# Hyphens to underscores in folders structure or vice versa



## Parafly (Jul 11, 2012)

Is there any way other than doing each one individually to batch rename folders? I like using the folder structure I have in LR which is simply 

Pictures/YYYY/YYYY_MM_DD/img1.dng, etc. 

Lightroom imports everything as YYYY-MM-DD instead of YYYY_MM_DD

I don't really care which way I use it but I don't feel like renaming all 300+ other folders I have over the years to dashes instead of hyphens


----------



## bripriuk (Jul 11, 2012)

I don't know if this will work -
Set the 'Date Format' to YYYY/MM/DD, then in Edit>Preferences>File Handling set the 'Treat These Characters as Illegal' to include /, Then 'Replace Illegal Characters' with underscore. It may only work for files and not folders.
Alternatively, and simpler, as you are on Windows you can use the Bulk Rename Facility (a free program) to change _ to - in your existing folders as a batch:

http://www.bulkrenameutility.co.uk/Download.php

I'm sure there are equivalent programs for the Mac.

Brian


----------



## johnbeardy (Jul 11, 2012)

Seriously, I would not use an external renaming utility to rename all those files - not unless you want to lose a lot of your Lightroom work.

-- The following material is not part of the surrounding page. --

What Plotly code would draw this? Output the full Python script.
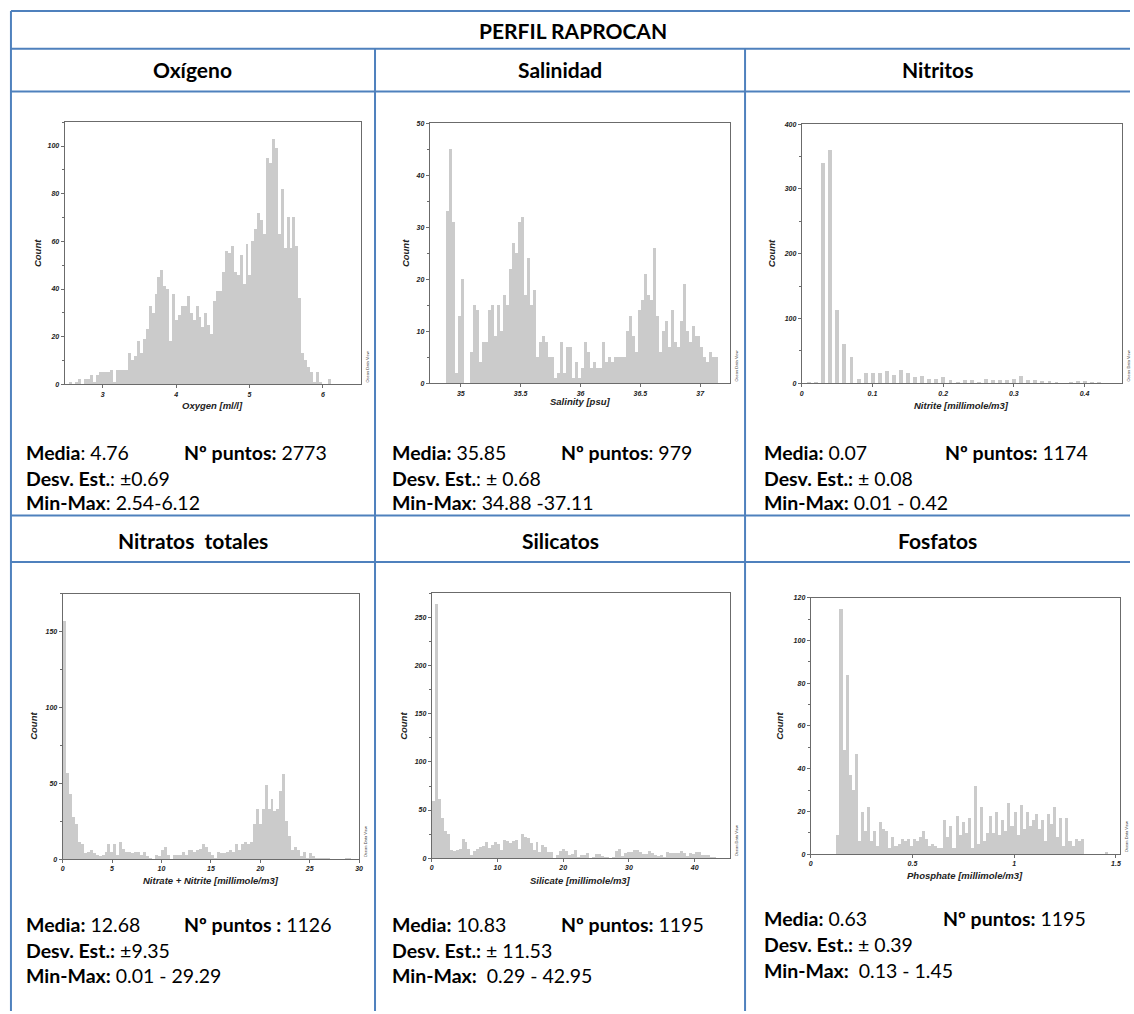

I'd resist the urge to tidy things up and would leave existing folders as they are. For future imports, you might edit the translations.txt file.


John


----------



## clee01l (Jul 11, 2012)

johnbeardy said:


> I'd resist the urge to tidy things up and would leave existing folders as they are.


Some of us are really 'anal' about these things ( I know I was). Eventually, my solution was and is to hide the Folder panel and use a modified version of John's Workflow Smart Collections.  You don't really need the Folder panel in LR excepT for some housekeeping chores unrelated to LR workflow. With the folder panel hidden, folder names that don't match no longer matter and you can focus obsessive/compulsive tendencies toward important stuff like a good keyword scheme and well thought out Titles and Captions.


----------



## Victoria Bampton (Jul 11, 2012)

johnbeardy said:


> I'd resist the urge to tidy things up and would leave existing folders as they are.



And I'd be really sad - I'd put a movie on the tv and sit there and do it manually!  

That said, if you don't care which you use, I'd just change LR's future import structure to match the existing one, using the tip John linked to.  Oh, and watch out for curly quotation marks, as that'll make the tip fail.


----------